Defendants argue that the court may
award fees to a party that only partially prevailed on a special motion to
strike.
Defendants rely on Mann v.
Quality Old Time Service, Inc.
(2006) 139 Cal.App.4th 328, in which the court of appeal
found that the trial court had not abused its discretion in determining that
defendants were prevailing parties on an anti-SLAPP motion in that case where
they were unsuccessful in striking three of the four challenged causes of
action, but that the trial court erred in failing to reduce the fees to reflect
that defendants were only partially successful on the motion. The court of appeal discussed those issues as
follows:
“Given
the express legislative preference for awarding fees to successful anti-SLAPP
defendants, a party need not succeed in striking every challenged claim to be
considered a prevailing party within the meaning of section
425.16. A contrary conclusion would require a partially prevailing
defendant to bear the entire cost of the anti-SLAPP litigation at the outset of
the case. This would create a strong disincentive for a defendant to bring the
motion, undermining the legislative intent to encourage defendants to utilize
the anti-SLAPP procedure to eliminate SLAPP claims and to discourage plaintiffs
from bringing meritless SLAPP claims.
(See Ketchum,
supra, 24 Cal.4th at p. 1131, 104 Cal.Rptr.2d 377, 17 P.3d 735.) On
the other hand, there is no reason to encourage a defendant to bring an
anti-SLAPP motion where the factual and legal grounds for the claims against
the defendant remain the same after the resolution of the anti-SLAPP motion. (Endres
v. Moran, supra, 135
Cal.App.4th at pp. 955–956, 37 Cal.Rptr.3d 786.) Where the results
of the motion are “ ‘minimal’ ” or “insignificant” a court does not abuse its
discretion in finding the defendant was not a prevailing party. (Id. at p. 956,
37 Cal.Rptr.3d 786 (conc. opn. of Mosk, J.); see Los Angeles
Times v. Alameda Corridor Transportation Authority, supra, 88
Cal.App.4th at pp. 1391–1392, 107 Cal.Rptr.2d 29.)
We
thus hold that a party who partially prevails on an anti-SLAPP motion must
generally be considered a prevailing party unless the results of the motion
were so insignificant that the party did not achieve any practical benefit from
bringing the motion. The determination whether a party prevailed on an anti- SLAPP
motion lies within the broad discretion of a trial court. (See Jackson v.

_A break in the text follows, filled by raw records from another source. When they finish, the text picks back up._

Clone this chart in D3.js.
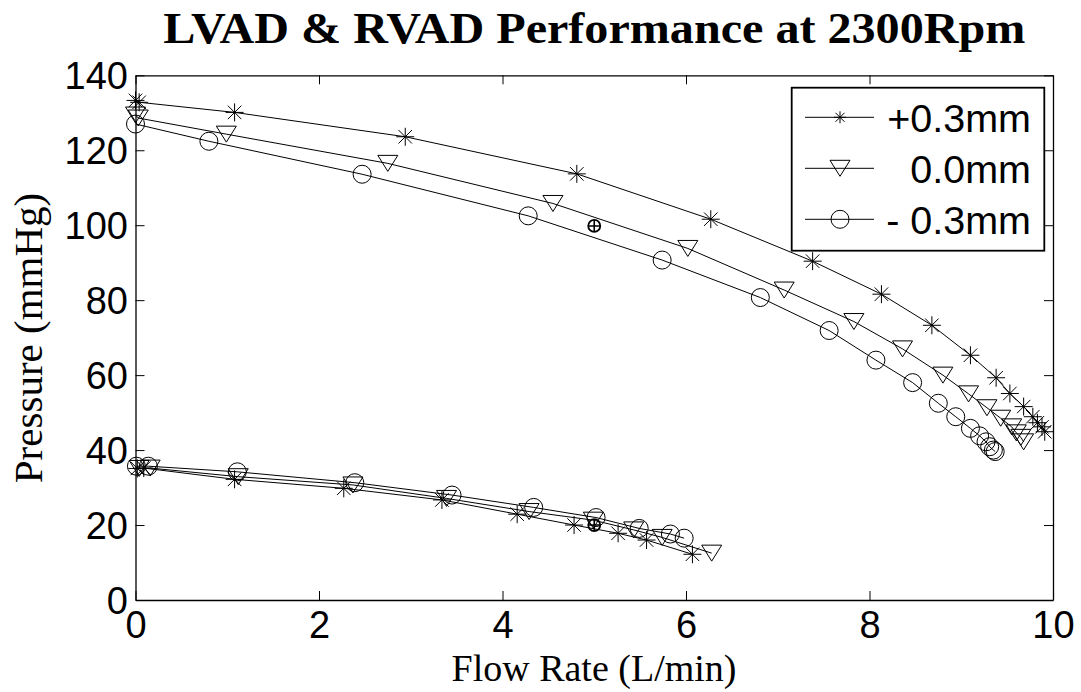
<!DOCTYPE html>
<html>
<head>
<meta charset="utf-8">
<script src="https://cdn.jsdelivr.net/npm/d3@7"></script>
<style>
  body { margin: 0; background: #fff; }
  svg { display: block; }
  text { white-space: pre; }
</style>
</head>
<body>
<svg id="chart" width="1081" height="692"></svg>
<script>
// LVAD (upper) curves, flow L/min and pressure mmHg
var lvadStarX = [0, 0.04, 1.08, 2.94, 4.81, 6.27, 7.38, 8.13, 8.68, 9.10, 9.38, 9.53, 9.68, 9.78, 9.83, 9.88, 9.91]
var lvadStarY = [133.3, 132.8, 130.1, 123.6, 113.7, 101.6, 90.4, 81.6, 73.3, 65.3, 59.3, 55.1, 51.6, 48.9, 47.3, 46.2, 44.9]
var lvadTriX = [0, 0.03, 0.99, 2.75, 4.55, 6.02, 7.07, 7.83, 8.36, 8.80, 9.08, 9.28, 9.43, 9.55, 9.60, 9.65, 9.68]
var lvadTriY = [129.4, 128.6, 124.3, 116.5, 105.8, 93.8, 82.7, 74.3, 67.0, 60.0, 55.0, 51.3, 48.5, 46.2, 44.6, 43.4, 42.2]
var lvadCircX = [0, 0.80, 2.47, 4.28, 5.74, 6.81, 7.56, 8.07, 8.47, 8.75, 8.94, 9.10, 9.20, 9.27, 9.31, 9.35, 9.37]
var lvadCircY = [127.0, 122.4, 113.6, 102.5, 90.7, 80.7, 71.9, 64.0, 58.0, 52.5, 48.9, 45.8, 43.8, 42.2, 40.9, 40.0, 39.6]

// RVAD (lower) curves
var rvadStarX = [0.02, 0.09, 1.08, 2.27, 3.34, 4.16, 4.78, 5.26, 5.57, 6.07]
var rvadStarY = [35.1, 35.2, 32.2, 29.8, 26.7, 22.9, 20.0, 17.8, 16.0, 12.2]
var rvadTriX = [0.04, 0.16, 1.12, 2.37, 3.39, 4.29, 4.99, 5.43, 5.74, 6.28]
var rvadTriY = [35.1, 35.2, 32.9, 30.7, 27.1, 23.6, 21.3, 18.7, 16.7, 12.5]
var rvadCircX = [0.01, 0.14, 1.11, 2.39, 3.45, 4.34, 5.02, 5.49, 5.83, 5.98]
var rvadCircY = [35.7, 35.7, 34.2, 31.3, 28.0, 24.7, 22.0, 19.1, 17.6, 16.5]

// design points (circled plus)
var designX = [5, 5]
var designY = [99.8, 20.0]

var legendLabels = ["+0.3mm", "0.0mm", "- 0.3mm"]
var legendMarkers = ["star", "tri", "circ"]
var xTicks = [0, 2, 4, 6, 8, 10]
var yTicks = [0, 20, 40, 60, 80, 100, 120, 140]

var svg = d3.select("#chart")

var x = d3.scaleLinear().domain([0, 10]).range([135.5, 1053])
var y = d3.scaleLinear().domain([0, 140]).range([600, 75.3])

/// marker path generators, centred on 0,0
function markerPath(kind, s) {
    if (kind == "star") {
        var d = s * 0.75
        return "M" + (-s) + ",0H" + s + "M0," + (-s) + "V" + s +
            "M" + (-d) + "," + (-d) + "L" + d + "," + d +
            "M" + (-d) + "," + d + "L" + d + "," + (-d)
    }
    if (kind == "tri") {
        var w = s * 1.25, h = s
        return "M" + (-w) + "," + (-h) + "L" + w + "," + (-h) + "L0," + h + "Z"
    }
    return null
}

var zip = (xs, ys) => xs.map((v, i) => [v, ys[i]])

var series = [
    {kind: "star", pts: zip(lvadStarX, lvadStarY)},
    {kind: "tri", pts: zip(lvadTriX, lvadTriY)},
    {kind: "circ", pts: zip(lvadCircX, lvadCircY)},
    {kind: "star", pts: zip(rvadStarX, rvadStarY)},
    {kind: "tri", pts: zip(rvadTriX, rvadTriY)},
    {kind: "circ", pts: zip(rvadCircX, rvadCircY)}
]

/// axes: inward ticks on all four sides
function styleAxis(g) {
    g.selectAll(".domain").attr("stroke", "#000").attr("stroke-width", 1.3)
    g.selectAll(".tick line").attr("stroke", "#000").attr("stroke-width", 1)
    g.selectAll("text").attr("font-family", "Arial, 'Liberation Sans', sans-serif")
        .attr("font-size", 38).attr("fill", "#000")
}

svg.append("g").attr("transform", "translate(0,600)")
    .call(d3.axisBottom(x).tickValues(xTicks).tickSizeInner(-9).tickSizeOuter(0).tickPadding(11))
    .call(styleAxis)
svg.append("g").attr("transform", "translate(0,75.3)")
    .call(d3.axisTop(x).tickValues(xTicks).tickSizeInner(-9).tickSizeOuter(0).tickFormat(""))
    .call(styleAxis)
svg.append("g").attr("transform", "translate(135.5,0)")
    .call(d3.axisLeft(y).tickValues(yTicks).tickSizeInner(-9).tickSizeOuter(0).tickPadding(7.5))
    .call(styleAxis)
    .selectAll("text").attr("dy", "0.36em")
svg.append("g").attr("transform", "translate(1053,0)")
    .call(d3.axisRight(y).tickValues(yTicks).tickSizeInner(-9).tickSizeOuter(0).tickFormat(""))
    .call(styleAxis)

/// curves
var line = d3.line().x(d => x(d[0])).y(d => y(d[1]))
var plot = svg.append("g")

series.forEach(function(s) {
    plot.append("path").datum(s.pts)
        .attr("d", line)
        .attr("fill", "none").attr("stroke", "#000").attr("stroke-width", 1)

    var m = plot.selectAll(null).data(s.pts).enter()
    if (s.kind == "circ") {
        m.append("circle")
            .attr("cx", d => x(d[0])).attr("cy", d => y(d[1])).attr("r", 9)
            .attr("fill", "none").attr("stroke", "#000").attr("stroke-width", 1)
    } else {
        m.append("path")
            .attr("transform", d => "translate(" + x(d[0]) + "," + y(d[1]) + ")")
            .attr("d", markerPath(s.kind, s.kind == "star" ? 9 : 8))
            .attr("fill", "none").attr("stroke", "#000").attr("stroke-width", 1)
    }
})

/// design points
var dp = plot.selectAll(".design").data(zip(designX, designY)).enter()
    .append("g").attr("class", "design")
    .attr("transform", d => "translate(" + x(d[0]) + "," + y(d[1]) + ")")
dp.append("circle").attr("r", 6).attr("fill", "none").attr("stroke", "#000").attr("stroke-width", 1.8)
dp.append("path").attr("d", "M-6,0H6M0,-6V6").attr("stroke", "#000").attr("stroke-width", 1.6)

/// legend
var leg = svg.append("g")
leg.append("rect")
    .attr("x", 791.7).attr("y", 87.7).attr("width", 252.6).attr("height", 163)
    .attr("fill", "#fff").attr("stroke", "#000").attr("stroke-width", 1.8)

var rows = leg.selectAll(".row").data(legendLabels).enter()
    .append("g").attr("class", "row")
    .attr("transform", (d, i) => "translate(0," + (117.3 + i * 51) + ")")
rows.append("line").attr("x1", 805).attr("x2", 874)
    .attr("stroke", "#000").attr("stroke-width", 1)
rows.each(function(d, i) {
    var g = d3.select(this)
    var kind = legendMarkers[i]
    if (kind == "circ") {
        g.append("circle").attr("cx", 840).attr("r", 9)
            .attr("fill", "none").attr("stroke", "#000")
    } else {
        g.append("path").attr("transform", "translate(840,0)")
            .attr("d", markerPath(kind, kind == "star" ? 6 : 8))
            .attr("fill", "none").attr("stroke", "#000")
    }
})
rows.append("text").attr("x", 1031).attr("dy", "0.36em")
    .attr("text-anchor", "end")
    .attr("font-family", "Arial, 'Liberation Sans', sans-serif")
    .attr("font-size", 39.5).attr("fill", "#000")
    .text(d => d)

/// title and axis labels
svg.append("text")
    .attr("x", 163.3).attr("y", 43)
    .attr("font-family", "'Liberation Serif', 'Times New Roman', serif")
    .attr("font-weight", "bold").attr("font-size", 44)
    .attr("textLength", 862).attr("lengthAdjust", "spacingAndGlyphs")
    .text("LVAD & RVAD Performance at 2300Rpm")

svg.append("text")
    .attr("x", 594).attr("y", 681)
    .attr("text-anchor", "middle")
    .attr("font-family", "'Liberation Serif', 'Times New Roman', serif")
    .attr("font-size", 38)
    .text("Flow Rate (L/min)")

svg.append("text")
    .attr("transform", "translate(41.7,338) rotate(-90)")
    .attr("text-anchor", "middle")
    .attr("font-family", "'Liberation Serif', 'Times New Roman', serif")
    .attr("font-size", 41)
    .text("Pressure (mmHg)")
</script>
</body>
</html>
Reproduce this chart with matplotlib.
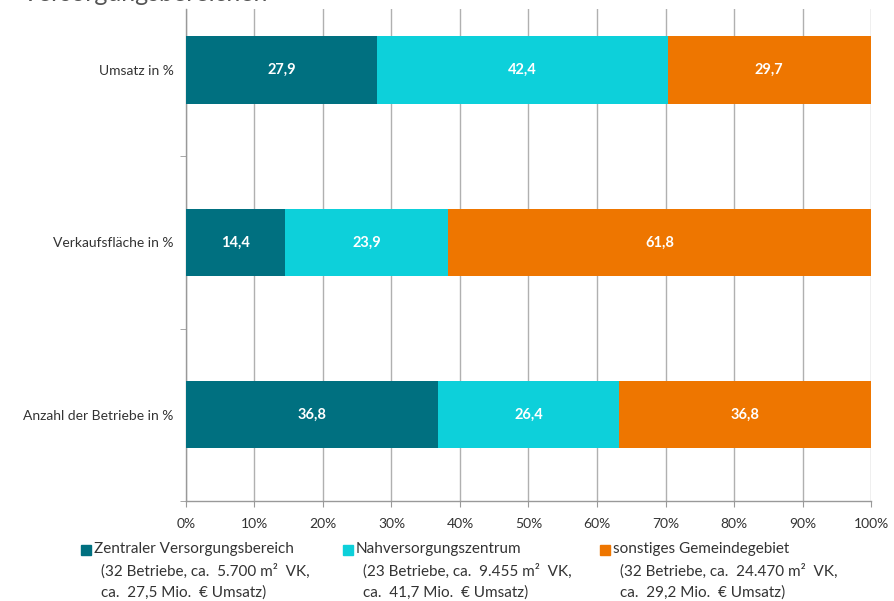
import matplotlib.pyplot as plt
from matplotlib.patches import Rectangle

# Kategorien (von unten nach oben) und Anteile in %
categories = ['Anzahl der Betriebe in %', 'Verkaufsfläche in %', 'Umsatz in %']
zvb = [36.8, 14.4, 27.9]
nvz = [26.4, 23.9, 42.4]
sonst = [36.8, 61.8, 29.7]

series_names = ['Zentraler Versorgungsbereich', 'Nahversorgungszentrum', 'sonstiges Gemeindegebiet']
series_details = [
    ['(32 Betriebe, ca.  5.700 m²  VK,', 'ca.  27,5 Mio.  € Umsatz)'],
    ['(23 Betriebe, ca.  9.455 m²  VK,', 'ca.  41,7 Mio.  € Umsatz)'],
    ['(32 Betriebe, ca.  24.470 m²  VK,', 'ca.  29,2 Mio.  € Umsatz)'],
]
colors = ['#007080', '#0dd0da', '#ee7600']
x_ticks = [0, 10, 20, 30, 40, 50, 60, 70, 80, 90, 100]

plt.rcParams['font.family'] = ['Lato', 'DejaVu Sans']

fig = plt.figure(figsize=(8.95, 6.01), dpi=100)
ax = fig.add_axes([0.2078, 0.1664, 0.7654, 0.8186])

ypos = list(range(len(categories)))
left = [0.0] * len(categories)
for values, color in zip([zvb, nvz, sonst], colors):
    ax.barh(ypos, values, left=left, height=0.39, color=color, zorder=3)
    for y, l, v in zip(ypos, left, values):
        ax.text(l + v / 2, y, f'{v:.1f}'.replace('.', ','), ha='center', va='center',
                color='white', fontsize=10.5, fontweight='bold', zorder=4)
    left = [a + b for a, b in zip(left, values)]

ax.set_xlim(0, 100)
ax.set_ylim(-0.5, 2.354)
ax.set_xticks(x_ticks)
ax.set_xticklabels([f'{t}%' for t in x_ticks], fontsize=10, color='#333333')
ax.set_yticks(ypos)
ax.set_yticklabels(categories, fontsize=10, color='#333333')
ax.tick_params(axis='y', which='major', length=0, pad=9)
ax.set_yticks([-0.5, 0.5, 1.5], minor=True)
ax.tick_params(axis='y', which='minor', length=4, color='#999999', direction='out')
ax.tick_params(axis='x', length=4, color='#999999', direction='out', pad=8)

ax.grid(axis='x', color='#b0b0b0', linewidth=1, zorder=0)
for side in ['top', 'right']:
    ax.spines[side].set_visible(False)
for side in ['left', 'bottom']:
    ax.spines[side].set_color('#999999')
    ax.spines[side].set_linewidth(1)

# Titel ist am oberen Rand angeschnitten
fig.text(22 / 895, 1.0 - 1 / 601, 'Versorgungsbereichen', fontsize=18, color='#555555',
         ha='left', va='baseline')

# Legende unterhalb des Diagramms
legend_x = [81, 343, 600]
for x0, name, details, color in zip(legend_x, series_names, series_details, colors):
    fig.patches.append(Rectangle((x0 / 895, (601 - 555) / 601), 10 / 895, 10 / 601,
                                 transform=fig.transFigure, color=color))
    fig.text((x0 + 13) / 895, (601 - 549) / 601, name, fontsize=11, color='#333333',
             va='center', ha='left')
    for k, line in enumerate(details):
        fig.text((x0 + 20) / 895, (601 - 571 - 22 * k) / 601, line, fontsize=11,
                 color='#333333', va='center', ha='left')

fig.savefig('out.png', dpi=100)
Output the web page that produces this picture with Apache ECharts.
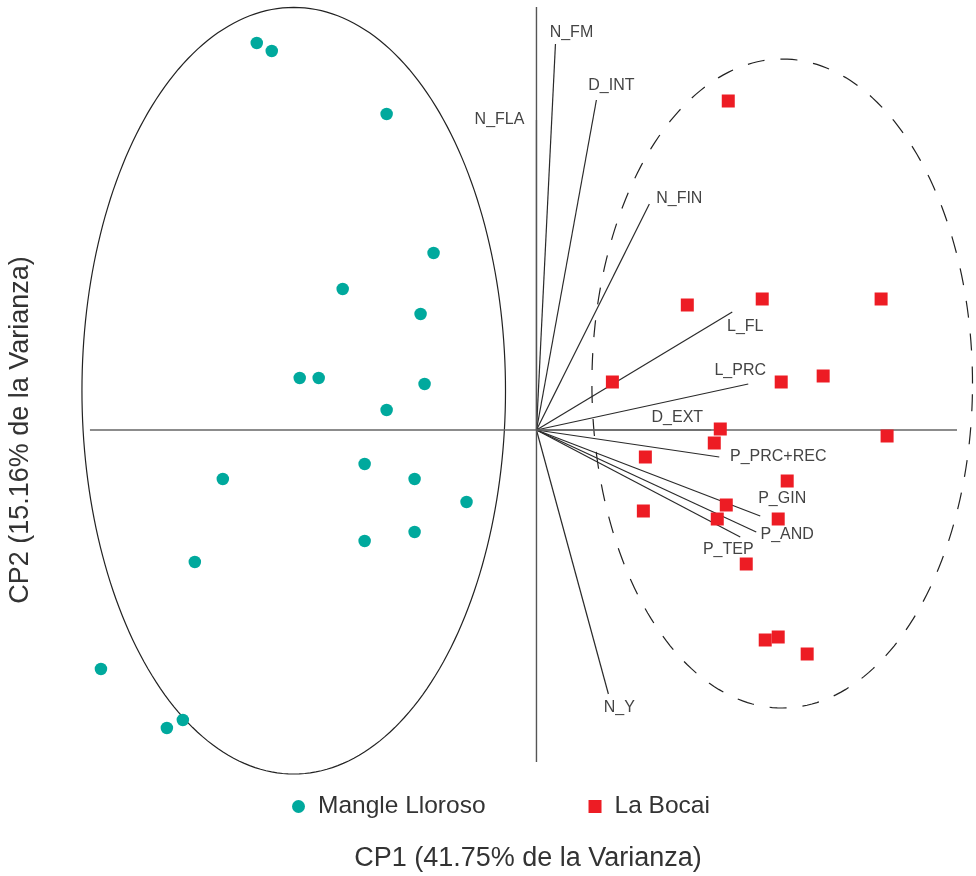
<!DOCTYPE html>
<html>
<head>
<meta charset="utf-8">
<script src="https://cdn.jsdelivr.net/npm/echarts@6/dist/echarts.min.js"></script>
<style>
html,body{margin:0;padding:0;background:#fff;}
#chart{width:976px;height:876px;}
</style>
</head>
<body>
<div id="chart"></div>
<script>
// ---- Data (PCA scores, arbitrary units) ----
const seriesNames = ['Mangle Lloroso', 'La Bocai'];

const mangleLloroso = [
  [-2.80, 3.87], [-2.65, 3.79], [-1.50, 3.16], [-1.03, 1.77], [-1.94, 1.41],
  [-1.16, 1.16], [-2.37, 0.52], [-2.18, 0.52], [-1.12, 0.46], [-1.50, 0.20],
  [-1.72, -0.34], [-3.14, -0.49], [-1.22, -0.49], [-0.70, -0.72], [-1.22, -1.02],
  [-1.72, -1.11], [-3.42, -1.32], [-4.36, -2.39], [-3.54, -2.90], [-3.70, -2.98]
];

const laBocai = [
  [1.92, 3.29], [1.51, 1.25], [2.26, 1.31], [3.45, 1.31], [0.76, 0.48],
  [2.45, 0.48], [2.87, 0.54], [1.84, 0.01], [1.78, -0.13], [3.51, -0.06],
  [1.09, -0.27], [2.51, -0.51], [1.90, -0.75], [2.42, -0.89], [1.81, -0.89],
  [1.07, -0.81], [2.10, -1.34], [2.29, -2.10], [2.42, -2.07], [2.71, -2.24]
];

// loading vectors: name, end x, end y
const vectorNames = ['N_FM', 'D_INT', 'N_FIN', 'N_FLA', 'L_FL', 'L_PRC', 'D_EXT',
                     'P_PRC+REC', 'P_GIN', 'P_AND', 'P_TEP', 'N_Y'];
const vectorX = [0.19, 0.60, 1.13, 0.00, 1.96, 2.12, 1.75, 1.83, 2.24, 2.20, 2.04, 0.72];
const vectorY = [3.86, 3.30, 2.26, 3.10, 1.18, 0.46, 0.00, -0.27, -0.86, -1.02, -1.07, -2.64];
// label anchor (data units)
const labelX = [0.35, 0.75, 1.43, -0.37, 2.09, 2.04, 1.41, 2.42, 2.46, 2.51, 1.92, 0.83];
const labelY = [3.97, 3.44, 2.31, 3.10, 1.03, 0.59, 0.12, -0.27, -0.69, -1.05, -1.20, -2.78];

// confidence ellipses: centre x, centre y, radius x, radius y
const ellipseML = [-2.43, 0.393, 2.12, 3.833];
const ellipseLB = [2.46, 0.465, 1.905, 3.245];

// reference axes through origin
const hAxisExtent = [-4.47, 4.21];
const vAxisExtent = [-3.32, 4.23];

const xTitle = 'CP1 (41.75% de la Varianza)';
const yTitle = 'CP2 (15.16% de la Varianza)';

// ---- Chart ----
const FONT = '"Liberation Sans", Arial, Helvetica, sans-serif';
const chart = echarts.init(document.getElementById('chart'), null, {renderer: 'canvas'});

function ellipseRender(style) {
  return function (params, api) {
    const cx = api.value(0), cy = api.value(1), rx = api.value(2), ry = api.value(3);
    const pts = [];
    const N = 240;
    for (let i = 0; i <= N; i++) {
      const t = 2 * Math.PI * i / N;
      pts.push(api.coord([cx + rx * Math.cos(t), cy + ry * Math.sin(t)]));
    }
    return {type: 'polyline', shape: {points: pts}, style: style, silent: true};
  };
}

const vectorData = vectorNames.map((n, i) => [vectorX[i], vectorY[i], labelX[i], labelY[i], n]);

const option = {
  animation: false,
  backgroundColor: '#ffffff',
  grid: {left: 37, top: 0, width: 940, height: 800, containLabel: false},
  xAxis: {type: 'value', min: -5, max: 4.4, show: false},
  yAxis: {type: 'value', min: -3.7, max: 4.3, show: false},
  legend: {
    left: 287, top: 789,
    itemWidth: 13, itemHeight: 13, itemGap: 103,
    data: seriesNames,
    textStyle: {fontFamily: FONT, fontSize: 24.5, color: '#333', padding: [0, 0, 0, 8]}
  },
  graphic: [
    {type: 'text', silent: true, x: 528, y: 859,
     style: {text: xTitle, font: '27px ' + FONT, fill: '#333',
             align: 'center', verticalAlign: 'middle'}},
    {type: 'text', silent: true, x: 21, y: 430, rotation: Math.PI / 2,
     style: {text: yTitle, font: '27px ' + FONT, fill: '#333',
             align: 'center', verticalAlign: 'middle'}}
  ],
  series: [
    {
      type: 'custom', silent: true, clip: false, z: 2,
      data: [ellipseML],
      encode: {x: 0, y: 1},
      renderItem: ellipseRender({fill: 'none', stroke: '#222', lineWidth: 1.2})
    },
    {
      type: 'custom', silent: true, clip: false, z: 2,
      data: [ellipseLB],
      encode: {x: 0, y: 1},
      renderItem: ellipseRender({fill: 'none', stroke: '#222', lineWidth: 1.2, lineDash: [17, 16]})
    },
    {
      type: 'custom', silent: true, clip: false, z: 3,
      data: vectorData,
      encode: {x: 0, y: 1},
      renderItem: function (params, api) {
        const o = api.coord([0, 0]);
        const e = api.coord([api.value(0), api.value(1)]);
        const l = api.coord([api.value(2), api.value(3)]);
        const name = vectorData[params.dataIndex][4];
        return {
          type: 'group',
          children: [
            {type: 'line', shape: {x1: o[0], y1: o[1], x2: e[0], y2: e[1]},
             style: {stroke: '#2a2a2a', lineWidth: 1.2}},
            {type: 'text', x: l[0], y: l[1],
             style: {text: name, font: '16px ' + FONT, fill: '#444',
                     align: 'center', verticalAlign: 'middle'}}
          ]
        };
      }
    },
    {
      type: 'line', silent: true, symbol: 'none',
      data: [[hAxisExtent[0], 0], [hAxisExtent[1], 0]],
      lineStyle: {color: '#666', width: 1.6}, z: 4
    },
    {
      type: 'line', silent: true, symbol: 'none',
      data: [[0, vAxisExtent[0]], [0, vAxisExtent[1]]],
      lineStyle: {color: '#555', width: 1.4}, z: 4
    },
    {
      name: seriesNames[0], type: 'scatter', symbol: 'circle', symbolSize: 12.5,
      data: mangleLloroso, itemStyle: {color: '#00A99D', opacity: 1}, z: 5
    },
    {
      name: seriesNames[1], type: 'scatter', symbol: 'rect', symbolSize: 13,
      data: laBocai, itemStyle: {color: '#ED1C24', opacity: 1}, z: 5
    }
  ]
};
chart.setOption(option);
</script>
</body>
</html>
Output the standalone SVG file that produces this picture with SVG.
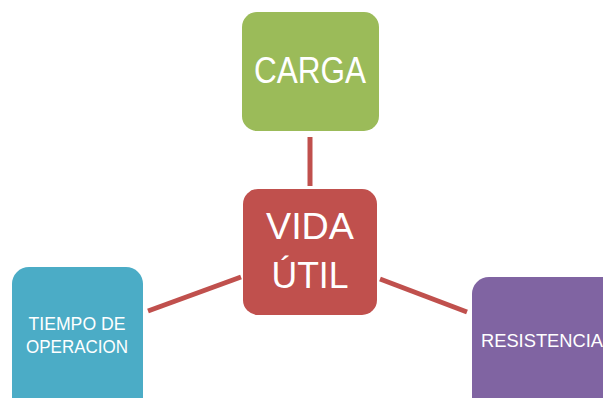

Homeowners Assn. Monte Vista Estates–East (2001) 93 Cal.App.4th 773, 789, 113
Cal.Rptr.2d 363.) We review this determination on an abuse of
discretion standard.
Applying
these principles, we conclude the trial court did not abuse its discretion in
determining defendants were prevailing parties in the underlying litigation.
Defendants successfully eliminated the trade libel cause of action. Although
trade libel bears similarity to the defamation claim that remained in the
litigation, the two causes of action are not identical. Whereas defamation
concerns injury to the reputation of a person or business, trade libel involves
false disparagement of the quality of goods or services. (Guess, Inc.
v. Superior Court (1986) 176 Cal.App.3d 473, 479, 222 Cal.Rptr. 79;
Erlich v.
Etner, supra, 224 Cal.App.2d at pp. 73–74, 36 Cal.Rptr. 256.)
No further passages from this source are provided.